Configure regular health checks for each backend:

• HTTP health endpoints

• TCP-level checks

• Custom programmatic health checks

If a backend fails, the load balancer can remove it from the pool and avoid sending traffic to a broken node.

9.2 Implement Strong Observability

Good observability includes:

• Structured logs at both proxy and backend

• Metrics tagged by error type (connection failures, TLS errors, timeouts)

• Dashboards showing trends for different 5xx codes

• Alerting on specific patterns such as spikes in upstream failures

This makes it easier to see when a recurring or systemic issue appears.

9.3 Separate Internal and External Error Reporting

A simple pattern:

• Return generic error pages and codes to external users

• Store detailed error reasons in logs and monitoring systems

In some cases, a platform-specific 5xx code can be included in the HTML error page or headers to aid internal teams, without exposing sensitive detail.

9.4 Keep Configuration, Certificates, and Infrastructure Maintained

Common 502 sources come from:

• Misconfigured backend lists in the proxy

• Out-of-date or expired TLS certificates

• Stale DNS entries

• Misaligned protocol expectations

Configuration management, automated certificate renewal, and infrastructure-as-code practices help reduce these issues.

10. Summary

502 Bad Gateway is a generic status code that covers a large family of backend problems. The gateway or proxy is usually working as intended; it is simply reporting that it tried to connect to an upstream server and failed to receive a valid HTTP response.

Possible causes include:

• DNS resolution failures

• TCP connection errors

• TLS handshake problems

• Invalid or malformed HTTP responses

• Abrupt connection resets or backend crashes

Some platforms, like Cloudflare, introduce more detailed 5xx codes (such as 520, 521, 523, 525, 526) to clearly separate these different failure modes. This improves troubleshooting but must be balanced against security concerns about revealing too much internal information.

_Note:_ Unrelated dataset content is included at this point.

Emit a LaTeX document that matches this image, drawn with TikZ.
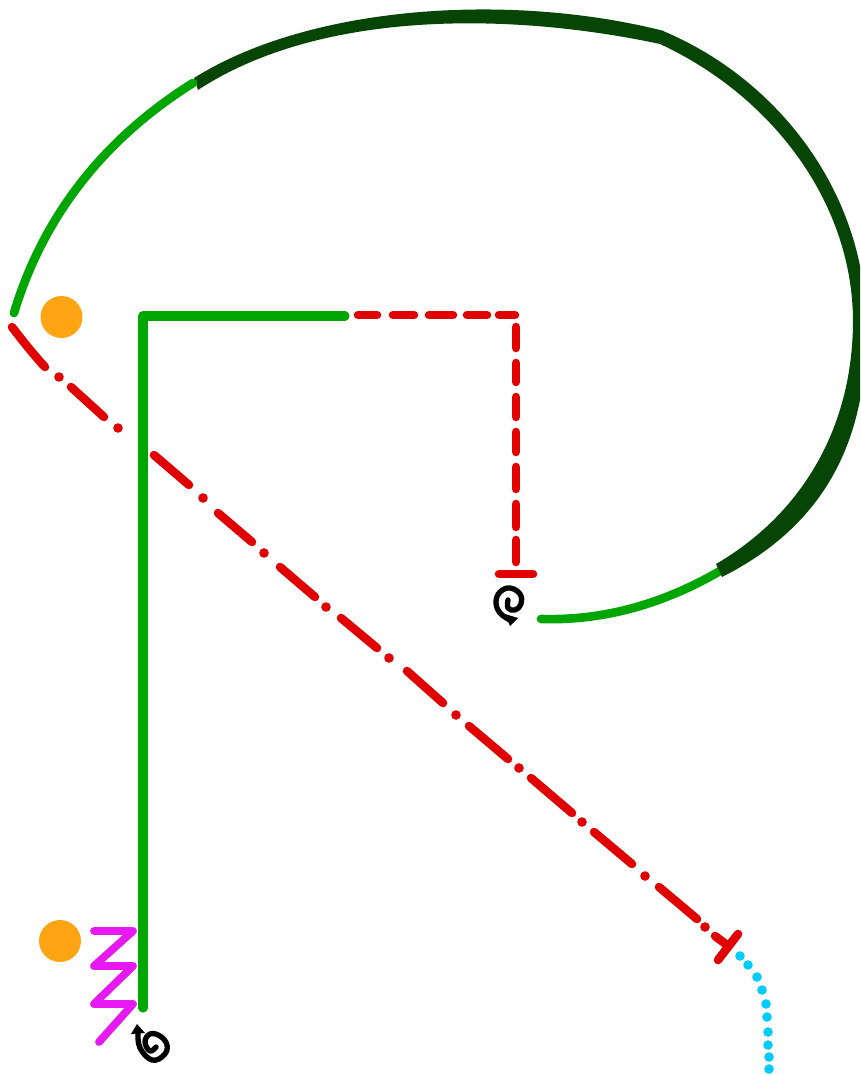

For reliable systems, the key is not only recognizing a 502, but also having:

• Good logging and monitoring

• Clear health checks and load balancing logic

• Proper TLS and DNS configuration

• A structured approach to debugging

With these tools and practices, 502 Bad Gateway becomes less of a mystery and more of a useful signal that points toward the real problem in the stack.